California’s ballot initiative process has gotten a bad name. For lots of good reasons. Hot button issues are put on the ballot to draw voters to the polls, a cheap reliable get-out-the-vote tactic that accelerates partisan bickering. Or politicians use the initiatives to cover expenses, allying themselves with one idea or another as a fundraising scheme.
But why should politicians have all the fun?


The week, SFWeekly columnist Matt Smith provides a lovely and straight-forward example of just how easy it is to corrupt the entire practice. All you need is a bit of patience, some nerve, a bit of money to hire petition workers, and an ability to take a heart-string issue – preserving the city’s big, elaborate movie theaters – and turn it into your own pet charity. The issue isn’t without it supporters; it came up again and again in last year’s mayoral town meetings.
Smith writes up the plans of one Greg Stephens a self-proclaimed “struggling filmmaker” and his “Save Our Theaters” initiative, Prop L, which will set aside $10.5 million for a nonprofit to be run by – guess who? – Stephens! Ballsy, no?
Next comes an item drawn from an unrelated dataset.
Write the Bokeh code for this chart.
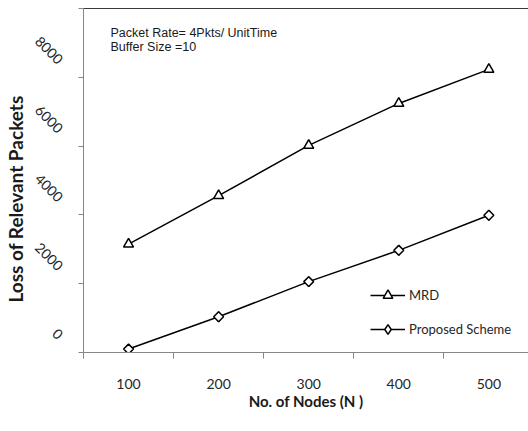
import math
from bokeh.plotting import figure
from bokeh.models import (Range1d, LinearAxis, FixedTicker, Label,
                          Legend, LegendItem)
from bokeh.embed import file_html
from bokeh.resources import INLINE

# ---- data ----
nodes = [100, 200, 300, 400, 500]
mrd = [3150, 4560, 6020, 7240, 8230]
proposed = [100, 1040, 2060, 2970, 3990]
y_ticks = [0, 2000, 4000, 6000, 8000]
y_tick_marks = [0, 2000, 4000, 6000, 8000, 10000]
x_minor = [50, 150, 250, 350, 450]
series_names = ["MRD", "Proposed Scheme"]
note_lines = ["Packet Rate= 4Pkts/ UnitTime", "Buffer Size =10"]

FONT = "Lato"
AX_GREY = "#868686"
TXT = "#262626"
NB = "\u00a0"

p = figure(width=528, height=431, output_backend="svg", toolbar_location=None,
           x_range=Range1d(50, 544), y_range=Range1d(0, 10000),
           min_border_left=83, min_border_right=0, min_border_top=8,
           min_border_bottom=79)
p.grid.visible = False
p.outline_line_color = None
p.background_fill_color = "white"
p.border_fill_color = "white"

# x axis
xa = p.xaxis[0]
xa.ticker = FixedTicker(ticks=nodes, minor_ticks=x_minor)
xa.axis_line_color = AX_GREY
xa.major_tick_line_color = None
xa.minor_tick_line_color = AX_GREY
xa.minor_tick_in = 0
xa.minor_tick_out = 6
xa.major_label_standoff = 20
xa.major_label_text_font = FONT
xa.major_label_text_font_size = "14px"
xa.major_label_text_color = TXT
xa.axis_label = "No. of Nodes (N )"
xa.axis_label_text_font = FONT
xa.axis_label_text_font_size = "15px"
xa.axis_label_text_font_style = "bold"
xa.axis_label_text_color = "#1a1a1a"
xa.axis_label_standoff = 0

# main y axis: tick marks only (as minor ticks, so no hidden labels)
ya = p.yaxis[0]
ya.ticker = FixedTicker(ticks=[], minor_ticks=y_tick_marks)
ya.axis_line_color = AX_GREY
ya.major_tick_line_color = None
ya.minor_tick_line_color = AX_GREY
ya.minor_tick_in = 0
ya.minor_tick_out = 5
ya.major_label_standoff = 0

# label axis, shifted upward like the reference's rotated labels
shift = 450
p.extra_y_ranges = {"lab": Range1d(-shift, 10000 - shift)}
la = LinearAxis(y_range_name="lab", ticker=FixedTicker(ticks=y_ticks))
la.axis_line_color = None
la.major_tick_line_color = None
la.minor_tick_line_color = None
la.major_label_orientation = -math.pi / 4
la.major_label_standoff = 12
la.major_label_text_font = FONT
la.major_label_text_font_size = "14px"
la.major_label_text_color = TXT
la.axis_label = "Loss of Relevant Packets" + NB * 8
la.axis_label_text_font = FONT
la.axis_label_text_font_size = "19px"
la.axis_label_text_font_style = "bold"
la.axis_label_text_color = "#1a1a1a"
la.axis_label_standoff = 0
p.add_layout(la, "left")

# top border line of the plot area
top = LinearAxis(ticker=FixedTicker(ticks=[]))
top.axis_line_color = "#3a3a3a"
top.axis_line_width = 1.2
top.major_tick_line_color = None
top.minor_tick_line_color = None
top.major_label_standoff = 0
p.add_layout(top, "above")

# series
r1l = p.line(nodes, mrd, line_color="black", line_width=1.5)
r1m = p.scatter(nodes, mrd, marker="triangle", size=10, fill_color="white",
                line_color="black", line_width=1.5)
r2l = p.line(nodes, proposed, line_color="black", line_width=1.5)
# diamond symbol used for the legend (hidden under the plot markers)
r2k = p.scatter(nodes, proposed, marker="diamond", size=9.5, fill_color="white",
                line_color="black", line_width=1.5)
r2m = p.scatter(nodes, proposed, marker="square", angle=math.pi / 4, size=7,
                fill_color="white", line_color="black", line_width=1.5)

legend = Legend(items=[LegendItem(label=series_names[0], renderers=[r1l, r1m]),
                       LegendItem(label=series_names[1], renderers=[r2l, r2k])],
                location=(287, 11), orientation="vertical")
legend.border_line_color = None
legend.background_fill_alpha = 0
legend.padding = 0
legend.margin = 0
legend.spacing = 10
legend.glyph_width = 35
legend.glyph_height = 24
legend.label_height = 24
legend.label_standoff = 4
legend.label_text_font = FONT
legend.label_text_font_size = "13px"
legend.label_text_color = TXT
p.add_layout(legend)

# note text (top-left of the plot area)
for i, t in enumerate(note_lines):
    p.add_layout(Label(x=80, y=9300 - 407 * i, text=t,
                       text_font="Liberation Sans", text_font_size="12.5px",
                       text_color="#1a1a1a", text_baseline="middle",
                       text_align="left"))

open("out.html", "w").write(file_html(p, INLINE))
What would the organization created by Prop L do? Buy the city’s large stand-alone theaters, restore them, showcase independent films, and, oh yeah, fund the work of other “struggling filmmakers.” Hmmmmm. Struggling, perhaps, like Stephens? Not for long, apparently. Apart from the usual oversight of non-profits, Stephens theater-saving organization would be pretty much free to spend the money as it sees fit.
Well, I got an idea. If Stephens wants to stop “struggling”, he should consider getting back in the SL and driving down the PCH to Santa Monica. Don’t stop until you see the breast implants, dude. Guys who think like this do well in Hollywood.